Abstract

To achieve the 1 mm accuracy and 0.1 mm/year stability of Terrestrial Reference Frame (TRF) required by Global Geodetic Observing System (GGOS), various surface displacements have to be precisely modeled. Non-tidal atmosphere, ocean, and hydrology loading displacements are major sources causing stochastic and systematic effects in station coordinates estimated by space geodetic techniques such as Global Navigation Satellite Systems (GNSS). Studies show that the correction of non-tidal loading displacements in GNSS station coordinate time series reduces coordinate repeatability and thereby improves stability. Currently, non-tidal loading displacements are corrected on the observation level in Very Long Baseline Interferometry (VLBI) data analysis for standard IVS (International VLBI Service for Geodesy and Astrometry) products, but not in GNSS data analysis. We applied the ESMGFZ non-tidal atmosphere and ocean loading displacements (NTAOL) on the observation, normal equation, and parameter levels for global GNSS network solutions in 2005-2019. We demonstrate that the station coordinate repeatability can be significantly improved when correcting NTAOL displacements, especially in the up component where a reduction of 20-30% can be observed at middle and high latitudes. Whereas for other geodetic parameters, such as satellite orbits, Earth Rotation Parameters (ERP), and geocenter motion, however, the impact of NTAOL displacements is insignificant. The difference between applying NTAOL displacements on the observation to that on the normal equation level is on sub-daily scales and we show that most of these differences are absorbed by receiver clocks. As for the differences of applying NTAOL on the observation and on the parameter levels, small but systematic effects on the horizontal components of station coordinates appear, which are mainly due to network alignment.
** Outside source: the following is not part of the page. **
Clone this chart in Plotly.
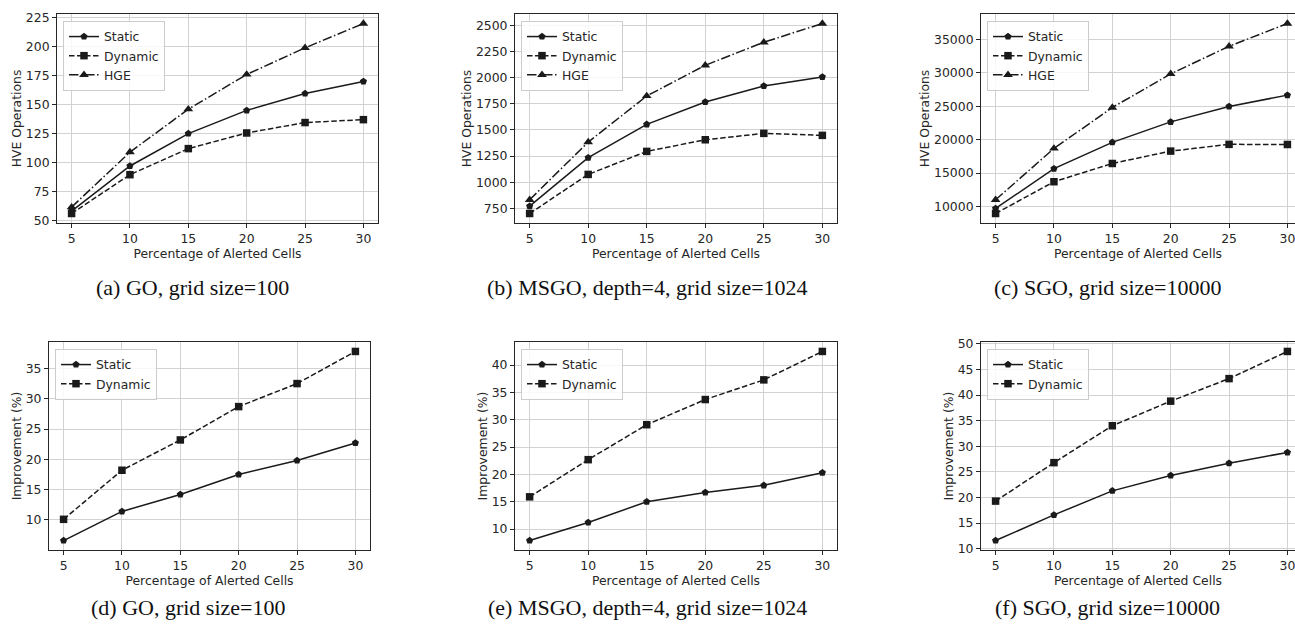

We also demonstrate that the a priori tropospheric delay modeling affects the non-tidal atmosphere loading signals in station coordinates, i.e., when applying empirical tropospheric delay models, e.g., GPT3, NTAL correction introduces a significantly smaller improvement of station coordinate repeatabilities (below 5% in up component). Hence, we recommend always using discrete tropospheric delay products from Numerical Weather Model (NWM) as a priori values when NTAL corrections are applied.